Written instruction: Identify each line in the records below that contains the word "this", and copy it.

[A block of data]
** begin **

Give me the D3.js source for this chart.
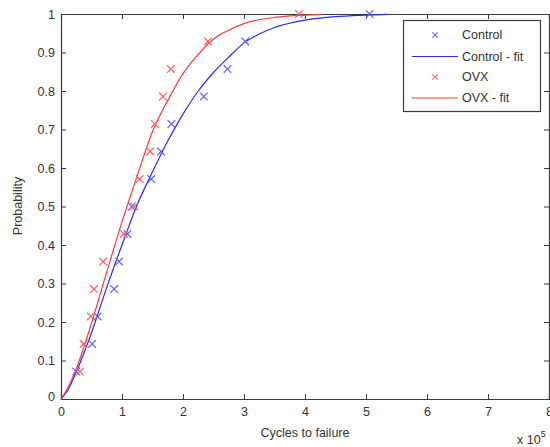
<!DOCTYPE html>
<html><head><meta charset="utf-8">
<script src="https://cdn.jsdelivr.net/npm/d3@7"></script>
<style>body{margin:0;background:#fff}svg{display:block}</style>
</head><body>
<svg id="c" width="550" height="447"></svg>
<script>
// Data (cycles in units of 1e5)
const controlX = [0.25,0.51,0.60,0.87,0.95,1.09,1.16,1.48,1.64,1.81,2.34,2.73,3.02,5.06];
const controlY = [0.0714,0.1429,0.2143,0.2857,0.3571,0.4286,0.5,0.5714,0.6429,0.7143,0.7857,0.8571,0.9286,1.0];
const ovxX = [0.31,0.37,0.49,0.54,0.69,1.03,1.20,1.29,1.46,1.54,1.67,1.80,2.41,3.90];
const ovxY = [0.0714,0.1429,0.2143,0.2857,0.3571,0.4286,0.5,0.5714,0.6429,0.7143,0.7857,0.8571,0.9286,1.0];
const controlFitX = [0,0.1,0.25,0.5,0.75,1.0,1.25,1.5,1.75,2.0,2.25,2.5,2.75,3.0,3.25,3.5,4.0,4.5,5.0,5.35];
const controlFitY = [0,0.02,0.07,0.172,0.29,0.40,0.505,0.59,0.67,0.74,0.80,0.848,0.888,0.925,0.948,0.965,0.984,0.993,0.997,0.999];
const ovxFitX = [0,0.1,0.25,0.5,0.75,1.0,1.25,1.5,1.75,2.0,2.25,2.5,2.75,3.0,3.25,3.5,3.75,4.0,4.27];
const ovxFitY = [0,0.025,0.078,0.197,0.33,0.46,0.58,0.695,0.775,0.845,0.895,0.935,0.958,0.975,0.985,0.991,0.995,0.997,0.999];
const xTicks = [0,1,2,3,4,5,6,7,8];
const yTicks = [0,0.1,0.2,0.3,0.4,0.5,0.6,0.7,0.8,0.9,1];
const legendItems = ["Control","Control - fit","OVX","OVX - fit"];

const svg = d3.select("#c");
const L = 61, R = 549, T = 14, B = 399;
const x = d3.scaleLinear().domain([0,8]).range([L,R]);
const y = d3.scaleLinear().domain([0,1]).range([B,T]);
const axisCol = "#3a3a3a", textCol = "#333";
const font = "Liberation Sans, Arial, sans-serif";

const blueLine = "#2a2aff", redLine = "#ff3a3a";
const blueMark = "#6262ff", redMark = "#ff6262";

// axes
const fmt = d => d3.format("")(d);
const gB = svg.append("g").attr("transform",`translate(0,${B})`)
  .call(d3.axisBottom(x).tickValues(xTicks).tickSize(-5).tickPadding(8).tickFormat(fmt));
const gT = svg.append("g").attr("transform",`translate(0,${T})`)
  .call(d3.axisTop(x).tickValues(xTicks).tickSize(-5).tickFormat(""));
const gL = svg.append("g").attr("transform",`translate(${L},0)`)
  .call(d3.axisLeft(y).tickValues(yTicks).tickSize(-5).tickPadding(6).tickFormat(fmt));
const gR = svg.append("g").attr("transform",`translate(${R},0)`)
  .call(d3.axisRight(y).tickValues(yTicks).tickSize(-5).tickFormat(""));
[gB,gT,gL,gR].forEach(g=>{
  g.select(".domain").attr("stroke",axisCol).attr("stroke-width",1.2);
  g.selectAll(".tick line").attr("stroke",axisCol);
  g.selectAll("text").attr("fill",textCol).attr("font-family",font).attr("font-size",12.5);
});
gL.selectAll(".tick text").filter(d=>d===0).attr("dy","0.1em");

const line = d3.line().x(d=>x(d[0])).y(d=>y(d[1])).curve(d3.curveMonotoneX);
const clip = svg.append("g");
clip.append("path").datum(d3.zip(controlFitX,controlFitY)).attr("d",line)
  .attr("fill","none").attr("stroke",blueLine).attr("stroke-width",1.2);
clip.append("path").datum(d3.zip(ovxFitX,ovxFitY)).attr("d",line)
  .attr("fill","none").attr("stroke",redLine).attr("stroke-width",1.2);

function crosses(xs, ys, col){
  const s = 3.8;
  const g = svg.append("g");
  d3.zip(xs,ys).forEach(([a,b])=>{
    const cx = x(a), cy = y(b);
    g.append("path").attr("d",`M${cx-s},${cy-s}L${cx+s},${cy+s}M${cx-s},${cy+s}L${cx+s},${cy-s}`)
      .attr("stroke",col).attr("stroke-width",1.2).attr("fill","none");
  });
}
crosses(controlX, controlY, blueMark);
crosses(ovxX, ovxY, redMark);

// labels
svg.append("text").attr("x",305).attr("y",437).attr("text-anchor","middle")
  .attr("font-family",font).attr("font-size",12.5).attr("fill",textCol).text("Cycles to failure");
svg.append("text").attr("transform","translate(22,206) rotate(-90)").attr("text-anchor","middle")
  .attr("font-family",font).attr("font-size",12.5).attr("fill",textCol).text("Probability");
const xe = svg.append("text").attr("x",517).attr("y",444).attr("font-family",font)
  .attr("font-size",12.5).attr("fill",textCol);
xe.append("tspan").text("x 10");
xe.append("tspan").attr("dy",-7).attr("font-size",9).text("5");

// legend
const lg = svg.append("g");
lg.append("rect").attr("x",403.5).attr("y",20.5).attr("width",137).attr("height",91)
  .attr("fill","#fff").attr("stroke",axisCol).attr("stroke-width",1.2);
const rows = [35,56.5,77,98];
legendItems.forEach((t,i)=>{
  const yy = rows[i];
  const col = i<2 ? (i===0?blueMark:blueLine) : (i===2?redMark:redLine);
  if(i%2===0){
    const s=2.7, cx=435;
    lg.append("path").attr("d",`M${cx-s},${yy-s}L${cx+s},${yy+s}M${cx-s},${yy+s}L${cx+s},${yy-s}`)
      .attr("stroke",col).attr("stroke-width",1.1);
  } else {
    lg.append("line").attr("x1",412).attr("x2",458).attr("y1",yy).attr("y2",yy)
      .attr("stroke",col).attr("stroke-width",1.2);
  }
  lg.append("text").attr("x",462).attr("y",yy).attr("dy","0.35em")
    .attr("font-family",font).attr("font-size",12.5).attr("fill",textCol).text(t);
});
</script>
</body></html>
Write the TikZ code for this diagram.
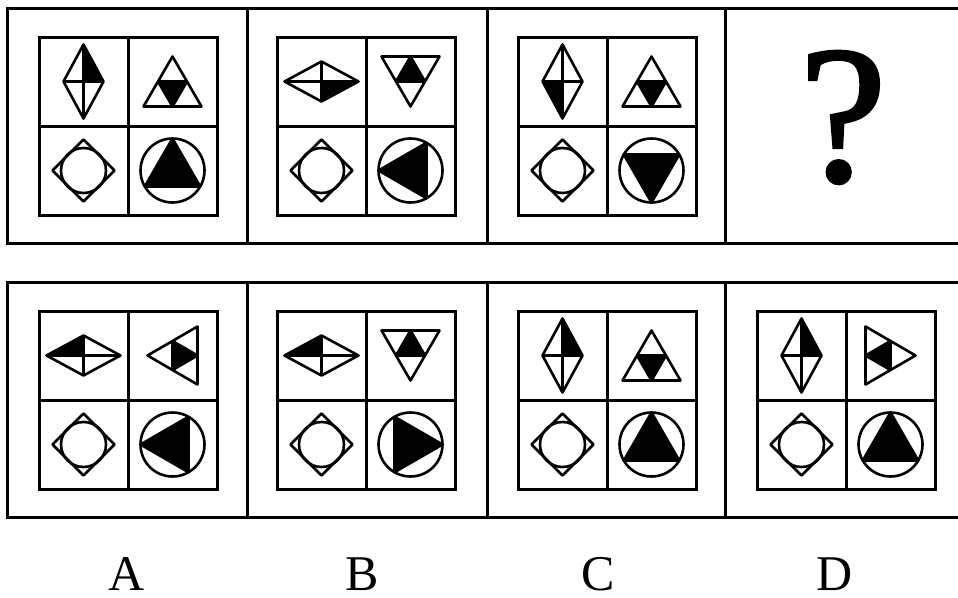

** end **

Answer:
Give me the D3.js source for this chart.
Write the TikZ code for this diagram.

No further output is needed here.